*PROBLEM TO WORK ON*. Set down the material once more, exactly as it appears.

**** COLLECTED DATA

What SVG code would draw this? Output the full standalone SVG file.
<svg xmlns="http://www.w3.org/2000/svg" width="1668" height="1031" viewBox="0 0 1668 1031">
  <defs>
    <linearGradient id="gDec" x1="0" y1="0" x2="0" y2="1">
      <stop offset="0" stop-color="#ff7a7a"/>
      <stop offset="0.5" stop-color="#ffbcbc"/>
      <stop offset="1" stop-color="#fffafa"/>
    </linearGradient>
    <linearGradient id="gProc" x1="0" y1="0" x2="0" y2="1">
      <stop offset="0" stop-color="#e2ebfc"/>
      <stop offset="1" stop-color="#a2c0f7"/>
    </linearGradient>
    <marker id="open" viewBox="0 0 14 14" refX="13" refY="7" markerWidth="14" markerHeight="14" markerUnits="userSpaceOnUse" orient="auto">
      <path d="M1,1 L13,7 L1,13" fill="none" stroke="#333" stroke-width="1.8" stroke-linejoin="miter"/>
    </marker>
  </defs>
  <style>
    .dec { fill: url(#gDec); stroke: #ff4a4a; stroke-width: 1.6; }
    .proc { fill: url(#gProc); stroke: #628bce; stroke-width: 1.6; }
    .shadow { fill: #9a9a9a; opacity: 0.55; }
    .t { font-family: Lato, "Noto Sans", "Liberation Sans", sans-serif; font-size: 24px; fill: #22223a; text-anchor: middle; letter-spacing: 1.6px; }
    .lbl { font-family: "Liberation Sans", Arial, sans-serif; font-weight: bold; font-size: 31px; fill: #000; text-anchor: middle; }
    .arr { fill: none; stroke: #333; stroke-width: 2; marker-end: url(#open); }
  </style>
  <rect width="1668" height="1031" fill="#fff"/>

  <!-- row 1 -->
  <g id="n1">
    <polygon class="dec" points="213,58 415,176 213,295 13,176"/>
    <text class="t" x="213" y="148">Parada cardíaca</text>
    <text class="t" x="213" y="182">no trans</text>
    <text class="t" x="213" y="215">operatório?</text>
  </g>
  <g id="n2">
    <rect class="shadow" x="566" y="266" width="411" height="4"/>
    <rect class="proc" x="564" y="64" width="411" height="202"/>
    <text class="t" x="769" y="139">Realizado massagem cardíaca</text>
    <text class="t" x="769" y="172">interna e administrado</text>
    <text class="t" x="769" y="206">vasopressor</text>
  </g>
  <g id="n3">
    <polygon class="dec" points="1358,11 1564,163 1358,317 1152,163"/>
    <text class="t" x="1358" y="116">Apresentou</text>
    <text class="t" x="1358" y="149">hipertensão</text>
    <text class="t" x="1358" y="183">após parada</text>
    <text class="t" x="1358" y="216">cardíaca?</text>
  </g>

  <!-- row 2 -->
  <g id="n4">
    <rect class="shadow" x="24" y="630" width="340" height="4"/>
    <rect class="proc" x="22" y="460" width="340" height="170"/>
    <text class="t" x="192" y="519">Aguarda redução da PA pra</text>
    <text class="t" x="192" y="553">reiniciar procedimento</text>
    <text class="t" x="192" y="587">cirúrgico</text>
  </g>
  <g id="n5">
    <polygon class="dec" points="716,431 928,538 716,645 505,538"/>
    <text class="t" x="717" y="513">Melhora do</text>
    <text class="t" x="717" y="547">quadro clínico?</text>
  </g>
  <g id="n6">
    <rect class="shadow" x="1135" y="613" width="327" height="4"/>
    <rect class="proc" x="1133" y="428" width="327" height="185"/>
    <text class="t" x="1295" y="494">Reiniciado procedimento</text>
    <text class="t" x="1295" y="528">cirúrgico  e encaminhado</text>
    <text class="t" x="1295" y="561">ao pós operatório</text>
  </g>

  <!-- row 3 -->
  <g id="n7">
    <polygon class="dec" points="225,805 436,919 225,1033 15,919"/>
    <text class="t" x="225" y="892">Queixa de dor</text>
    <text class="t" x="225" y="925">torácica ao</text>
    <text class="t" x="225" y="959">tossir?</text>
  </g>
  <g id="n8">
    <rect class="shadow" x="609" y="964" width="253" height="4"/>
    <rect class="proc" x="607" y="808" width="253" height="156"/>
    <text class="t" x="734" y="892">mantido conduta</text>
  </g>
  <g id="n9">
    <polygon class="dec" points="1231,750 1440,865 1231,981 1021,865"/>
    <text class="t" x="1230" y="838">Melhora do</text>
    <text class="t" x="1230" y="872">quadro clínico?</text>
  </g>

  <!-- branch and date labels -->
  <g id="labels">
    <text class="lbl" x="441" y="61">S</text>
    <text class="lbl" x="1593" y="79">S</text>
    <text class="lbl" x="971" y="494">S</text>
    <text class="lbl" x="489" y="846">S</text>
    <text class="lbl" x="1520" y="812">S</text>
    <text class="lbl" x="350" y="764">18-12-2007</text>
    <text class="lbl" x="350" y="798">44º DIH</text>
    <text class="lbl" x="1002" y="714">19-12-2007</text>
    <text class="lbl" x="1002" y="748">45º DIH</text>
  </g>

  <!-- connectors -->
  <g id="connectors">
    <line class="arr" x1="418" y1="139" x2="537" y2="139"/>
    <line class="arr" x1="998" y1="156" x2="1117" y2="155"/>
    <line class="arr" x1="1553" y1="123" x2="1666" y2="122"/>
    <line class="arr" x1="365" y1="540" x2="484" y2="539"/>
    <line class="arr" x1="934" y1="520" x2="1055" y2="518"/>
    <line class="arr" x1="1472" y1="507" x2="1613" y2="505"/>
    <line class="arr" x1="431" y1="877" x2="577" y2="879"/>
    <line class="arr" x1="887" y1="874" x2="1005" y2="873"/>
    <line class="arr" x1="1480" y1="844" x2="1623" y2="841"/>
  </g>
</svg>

********

*REPLY*.
What SVG code would draw this? Output the full standalone SVG file.
<svg xmlns="http://www.w3.org/2000/svg" width="1668" height="1031" viewBox="0 0 1668 1031">
  <defs>
    <linearGradient id="gDec" x1="0" y1="0" x2="0" y2="1">
      <stop offset="0" stop-color="#ff7a7a"/>
      <stop offset="0.5" stop-color="#ffbcbc"/>
      <stop offset="1" stop-color="#fffafa"/>
    </linearGradient>
    <linearGradient id="gProc" x1="0" y1="0" x2="0" y2="1">
      <stop offset="0" stop-color="#e2ebfc"/>
      <stop offset="1" stop-color="#a2c0f7"/>
    </linearGradient>
    <marker id="open" viewBox="0 0 14 14" refX="13" refY="7" markerWidth="14" markerHeight="14" markerUnits="userSpaceOnUse" orient="auto">
      <path d="M1,1 L13,7 L1,13" fill="none" stroke="#333" stroke-width="1.8" stroke-linejoin="miter"/>
    </marker>
  </defs>
  <style>
    .dec { fill: url(#gDec); stroke: #ff4a4a; stroke-width: 1.6; }
    .proc { fill: url(#gProc); stroke: #628bce; stroke-width: 1.6; }
    .shadow { fill: #9a9a9a; opacity: 0.55; }
    .t { font-family: Lato, "Noto Sans", "Liberation Sans", sans-serif; font-size: 24px; fill: #22223a; text-anchor: middle; letter-spacing: 1.6px; }
    .lbl { font-family: "Liberation Sans", Arial, sans-serif; font-weight: bold; font-size: 31px; fill: #000; text-anchor: middle; }
    .arr { fill: none; stroke: #333; stroke-width: 2; marker-end: url(#open); }
  </style>
  <rect width="1668" height="1031" fill="#fff"/>

  <!-- row 1 -->
  <g id="n1">
    <polygon class="dec" points="213,58 415,176 213,295 13,176"/>
    <text class="t" x="213" y="148">Parada cardíaca</text>
    <text class="t" x="213" y="182">no trans</text>
    <text class="t" x="213" y="215">operatório?</text>
  </g>
  <g id="n2">
    <rect class="shadow" x="566" y="266" width="411" height="4"/>
    <rect class="proc" x="564" y="64" width="411" height="202"/>
    <text class="t" x="769" y="139">Realizado massagem cardíaca</text>
    <text class="t" x="769" y="172">interna e administrado</text>
    <text class="t" x="769" y="206">vasopressor</text>
  </g>
  <g id="n3">
    <polygon class="dec" points="1358,11 1564,163 1358,317 1152,163"/>
    <text class="t" x="1358" y="116">Apresentou</text>
    <text class="t" x="1358" y="149">hipertensão</text>
    <text class="t" x="1358" y="183">após parada</text>
    <text class="t" x="1358" y="216">cardíaca?</text>
  </g>

  <!-- row 2 -->
  <g id="n4">
    <rect class="shadow" x="24" y="630" width="340" height="4"/>
    <rect class="proc" x="22" y="460" width="340" height="170"/>
    <text class="t" x="192" y="519">Aguarda redução da PA pra</text>
    <text class="t" x="192" y="553">reiniciar procedimento</text>
    <text class="t" x="192" y="587">cirúrgico</text>
  </g>
  <g id="n5">
    <polygon class="dec" points="716,431 928,538 716,645 505,538"/>
    <text class="t" x="717" y="513">Melhora do</text>
    <text class="t" x="717" y="547">quadro clínico?</text>
  </g>
  <g id="n6">
    <rect class="shadow" x="1135" y="613" width="327" height="4"/>
    <rect class="proc" x="1133" y="428" width="327" height="185"/>
    <text class="t" x="1295" y="494">Reiniciado procedimento</text>
    <text class="t" x="1295" y="528">cirúrgico  e encaminhado</text>
    <text class="t" x="1295" y="561">ao pós operatório</text>
  </g>

  <!-- row 3 -->
  <g id="n7">
    <polygon class="dec" points="225,805 436,919 225,1033 15,919"/>
    <text class="t" x="225" y="892">Queixa de dor</text>
    <text class="t" x="225" y="925">torácica ao</text>
    <text class="t" x="225" y="959">tossir?</text>
  </g>
  <g id="n8">
    <rect class="shadow" x="609" y="964" width="253" height="4"/>
    <rect class="proc" x="607" y="808" width="253" height="156"/>
    <text class="t" x="734" y="892">mantido conduta</text>
  </g>
  <g id="n9">
    <polygon class="dec" points="1231,750 1440,865 1231,981 1021,865"/>
    <text class="t" x="1230" y="838">Melhora do</text>
    <text class="t" x="1230" y="872">quadro clínico?</text>
  </g>

  <!-- branch and date labels -->
  <g id="labels">
    <text class="lbl" x="441" y="61">S</text>
    <text class="lbl" x="1593" y="79">S</text>
    <text class="lbl" x="971" y="494">S</text>
    <text class="lbl" x="489" y="846">S</text>
    <text class="lbl" x="1520" y="812">S</text>
    <text class="lbl" x="350" y="764">18-12-2007</text>
    <text class="lbl" x="350" y="798">44º DIH</text>
    <text class="lbl" x="1002" y="714">19-12-2007</text>
    <text class="lbl" x="1002" y="748">45º DIH</text>
  </g>

  <!-- connectors -->
  <g id="connectors">
    <line class="arr" x1="418" y1="139" x2="537" y2="139"/>
    <line class="arr" x1="998" y1="156" x2="1117" y2="155"/>
    <line class="arr" x1="1553" y1="123" x2="1666" y2="122"/>
    <line class="arr" x1="365" y1="540" x2="484" y2="539"/>
    <line class="arr" x1="934" y1="520" x2="1055" y2="518"/>
    <line class="arr" x1="1472" y1="507" x2="1613" y2="505"/>
    <line class="arr" x1="431" y1="877" x2="577" y2="879"/>
    <line class="arr" x1="887" y1="874" x2="1005" y2="873"/>
    <line class="arr" x1="1480" y1="844" x2="1623" y2="841"/>
  </g>
</svg>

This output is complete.